• Dataset content:
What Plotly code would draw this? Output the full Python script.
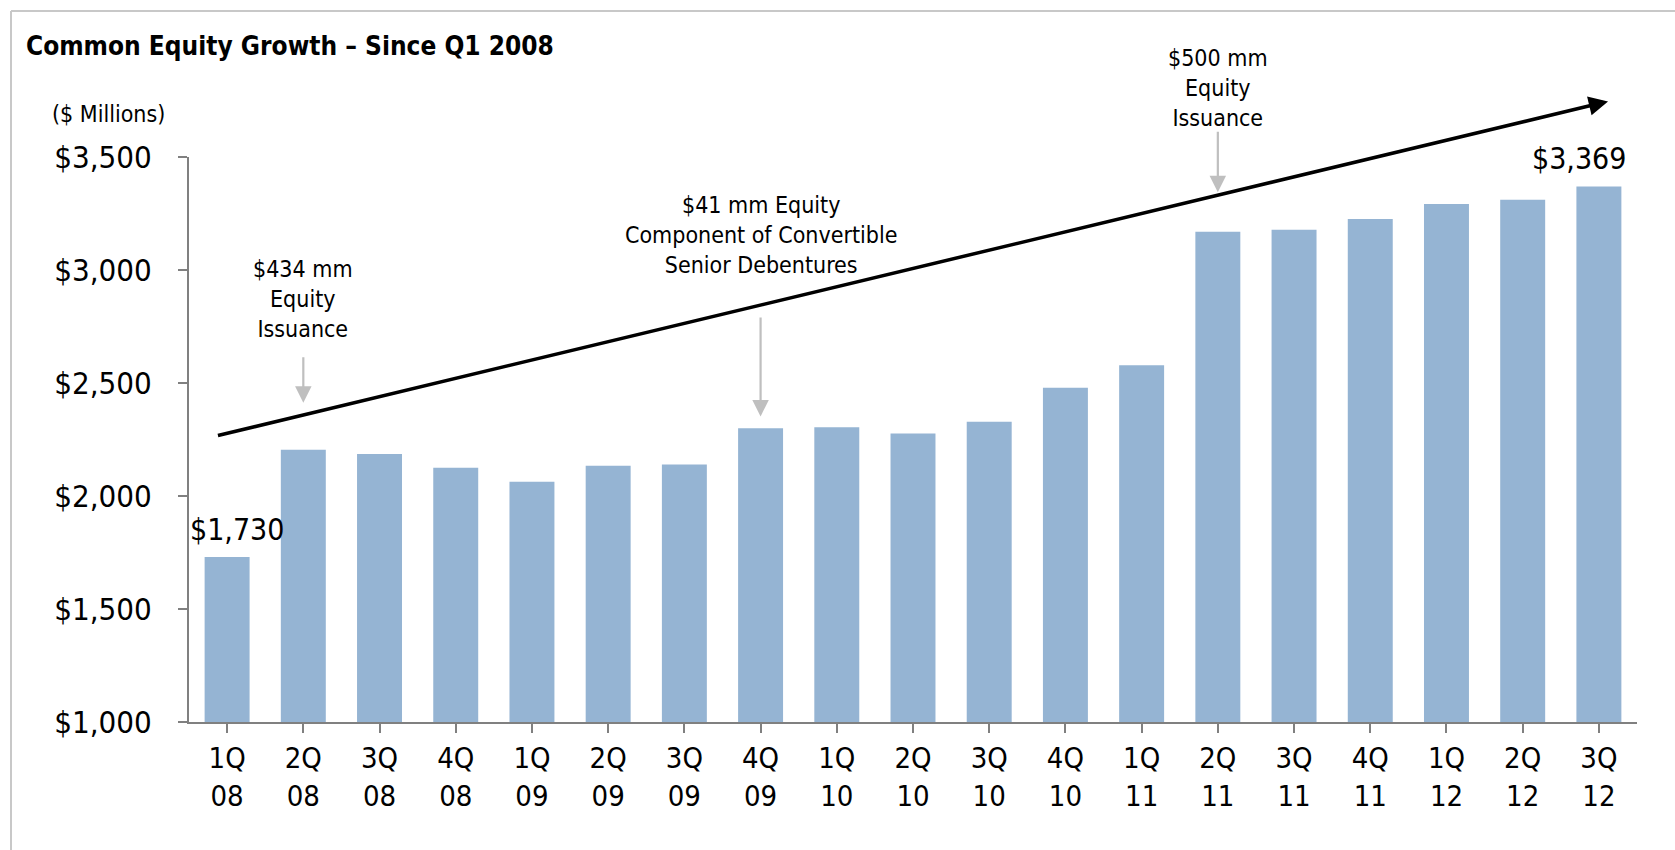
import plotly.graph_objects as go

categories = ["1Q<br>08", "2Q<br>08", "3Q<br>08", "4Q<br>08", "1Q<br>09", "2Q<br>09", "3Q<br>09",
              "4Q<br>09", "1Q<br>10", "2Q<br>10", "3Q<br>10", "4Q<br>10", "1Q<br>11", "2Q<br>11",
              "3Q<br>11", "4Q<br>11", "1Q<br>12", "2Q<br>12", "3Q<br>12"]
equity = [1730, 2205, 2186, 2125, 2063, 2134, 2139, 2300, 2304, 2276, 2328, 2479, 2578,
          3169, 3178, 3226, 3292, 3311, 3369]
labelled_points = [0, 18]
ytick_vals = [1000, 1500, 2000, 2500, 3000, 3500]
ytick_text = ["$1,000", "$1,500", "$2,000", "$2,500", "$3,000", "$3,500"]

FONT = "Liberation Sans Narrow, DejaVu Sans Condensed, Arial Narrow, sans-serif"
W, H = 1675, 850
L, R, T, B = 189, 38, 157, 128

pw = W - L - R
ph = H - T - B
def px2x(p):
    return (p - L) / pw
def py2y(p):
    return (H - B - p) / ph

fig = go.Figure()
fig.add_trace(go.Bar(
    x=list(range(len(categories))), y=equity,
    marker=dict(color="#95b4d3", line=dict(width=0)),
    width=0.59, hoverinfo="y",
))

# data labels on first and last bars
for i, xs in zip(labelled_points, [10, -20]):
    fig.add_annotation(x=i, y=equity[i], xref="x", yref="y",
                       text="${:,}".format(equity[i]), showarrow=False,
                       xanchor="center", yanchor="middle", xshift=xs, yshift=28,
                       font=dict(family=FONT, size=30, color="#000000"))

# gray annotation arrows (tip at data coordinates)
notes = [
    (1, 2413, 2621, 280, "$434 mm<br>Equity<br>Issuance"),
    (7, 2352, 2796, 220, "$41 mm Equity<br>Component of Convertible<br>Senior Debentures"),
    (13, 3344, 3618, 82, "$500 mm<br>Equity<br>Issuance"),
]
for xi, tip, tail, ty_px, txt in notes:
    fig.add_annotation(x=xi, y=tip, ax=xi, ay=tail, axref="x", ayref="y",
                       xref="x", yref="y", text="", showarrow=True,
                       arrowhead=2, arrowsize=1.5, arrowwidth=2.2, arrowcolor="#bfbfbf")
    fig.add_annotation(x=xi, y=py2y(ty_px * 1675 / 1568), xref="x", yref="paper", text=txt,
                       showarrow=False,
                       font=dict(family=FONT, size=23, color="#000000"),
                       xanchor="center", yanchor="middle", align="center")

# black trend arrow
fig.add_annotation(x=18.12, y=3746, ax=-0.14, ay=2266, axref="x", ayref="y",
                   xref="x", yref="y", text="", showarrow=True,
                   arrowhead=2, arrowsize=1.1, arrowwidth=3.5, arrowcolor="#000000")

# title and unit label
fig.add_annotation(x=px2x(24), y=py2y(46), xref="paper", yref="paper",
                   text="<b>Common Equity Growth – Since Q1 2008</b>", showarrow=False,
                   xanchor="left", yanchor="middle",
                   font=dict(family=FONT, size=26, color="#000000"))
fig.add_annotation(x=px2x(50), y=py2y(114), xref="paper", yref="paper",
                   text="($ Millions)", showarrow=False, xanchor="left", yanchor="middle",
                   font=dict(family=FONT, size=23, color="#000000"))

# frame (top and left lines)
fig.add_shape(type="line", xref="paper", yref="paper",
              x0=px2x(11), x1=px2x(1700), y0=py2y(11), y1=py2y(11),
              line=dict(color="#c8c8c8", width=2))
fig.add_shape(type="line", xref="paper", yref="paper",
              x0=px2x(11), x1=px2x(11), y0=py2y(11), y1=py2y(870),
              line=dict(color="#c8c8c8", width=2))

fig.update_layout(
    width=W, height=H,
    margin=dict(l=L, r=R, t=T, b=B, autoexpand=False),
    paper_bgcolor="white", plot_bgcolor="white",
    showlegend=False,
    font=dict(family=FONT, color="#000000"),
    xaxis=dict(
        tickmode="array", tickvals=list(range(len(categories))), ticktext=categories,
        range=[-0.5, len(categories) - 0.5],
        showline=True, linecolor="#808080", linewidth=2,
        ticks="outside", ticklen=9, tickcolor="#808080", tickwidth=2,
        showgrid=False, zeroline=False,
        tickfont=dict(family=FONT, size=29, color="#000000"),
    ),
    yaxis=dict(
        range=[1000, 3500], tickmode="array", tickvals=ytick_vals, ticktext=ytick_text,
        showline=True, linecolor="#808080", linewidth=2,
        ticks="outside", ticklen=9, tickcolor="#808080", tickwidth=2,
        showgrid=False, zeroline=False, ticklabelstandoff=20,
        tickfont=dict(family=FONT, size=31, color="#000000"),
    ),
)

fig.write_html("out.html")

• Exercise brief: Restate the material word for word from its first line through the line containing "import plotly.graph_objects as go", both included; the pictures do not belong in it.

• Answer to this problem:
What Plotly code would draw this? Output the full Python script.
import plotly.graph_objects as go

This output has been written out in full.